KTAR-TV was the Phoenix pioneer of the so-called "happy talk" news format when it reformatted its newscasts under the Action News format in late 1973, with longtime anchor Ray Thompson paired alongside Bob Hughes, weatherman Dewey Hopper (lately with Air America Radio affiliate KPHX, and a long-time weather forecaster in Sacramento) and sportscaster Ted Brown.

Combined Communications merged with Gannett in 1979, in what was at that time the largest media merger in United States history. Combined's ownership of the KTAR stations had been grandfathered earlier in the decade, when the FCC forbade common ownership of television and radio stations in the same market. However with the Gannett merger, the KTAR cluster lost its grandfathered protection. Gannett opted to keep channel 12 and sell off the radio stations. KTAR-TV then changed its callsign to the present-day KPNX, since the radio side had held the call letters first.

The station had placed third in the Nielsen ratings for many years behind ABC affiliate KTVK and CBS affiliate KTSP. That soon changed in the fall of 1994, when four of the major English-language commercial stations in Phoenix all changed their network affiliations. Coupled with a resurgent NBC, KPNX surged past KTVK to the top of the ratings, where it has stayed ever since, only wavering as NBC has experienced its own network troubles since the 2004-05 television season. As it retained its NBC affiliation as KPHO, KTVK, KSAZ-TV and KNXV all swapped affiliations, KPNX is the only major English-language commercial television station in Phoenix to have never changed its primary network affiliation.

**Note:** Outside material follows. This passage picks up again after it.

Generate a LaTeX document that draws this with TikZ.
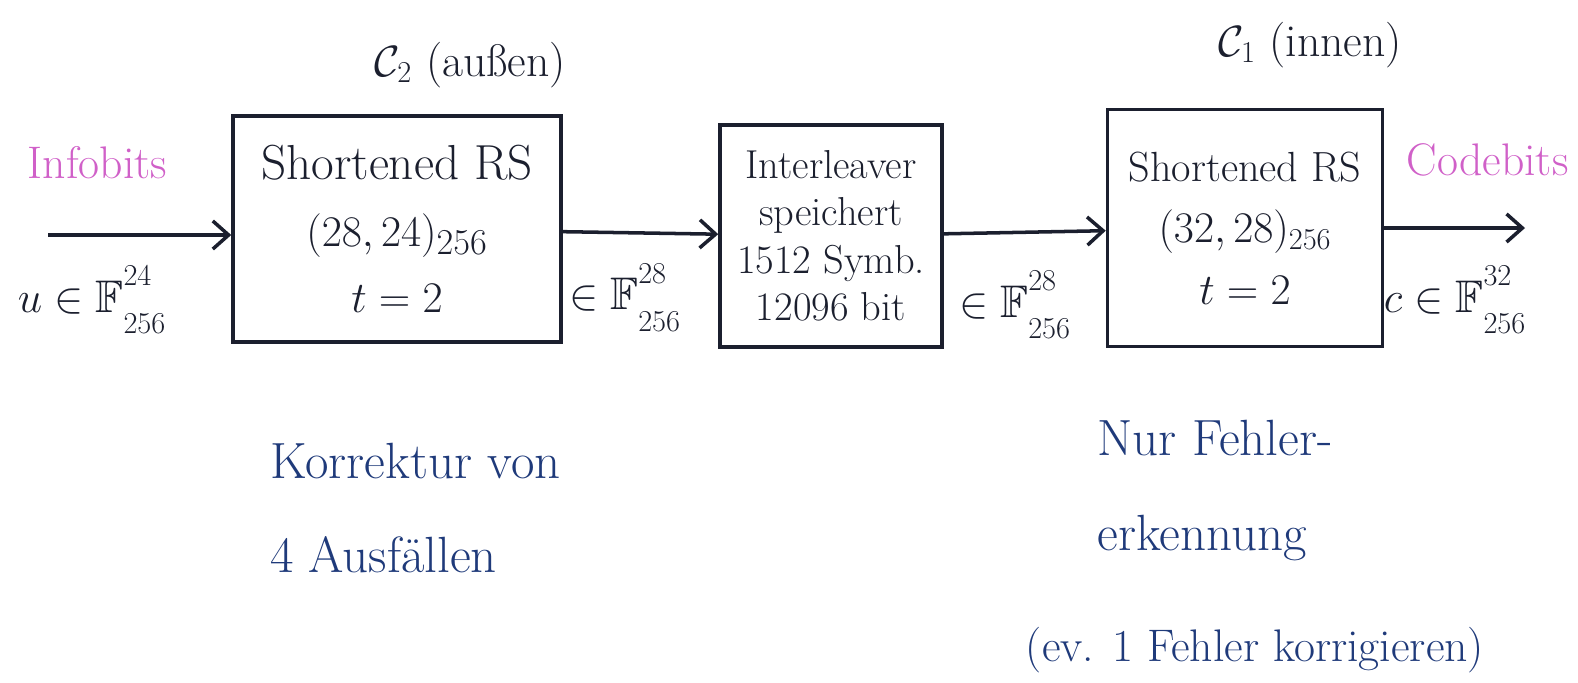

In 2000, Gannett merged with Central Newspapers, owner of The Arizona Republic. As the FCC forbids the common ownership of newspapers and television stations in the same market, Gannett would have been forced to sell off either KPNX or the Republic, however the FCC granted Gannett a "permanent" waiver to keep both media properties. In January 2011, KPNX relocated from its studio facility on Central Avenue, where the station had been broadcasting from since 1959, and consolidated its operations with co-owned newspaper The Arizona Republic at the Republic Media Building on East Van Buren Street in downtown Phoenix, with the station's local newscasts broadcasting from a streetside studio.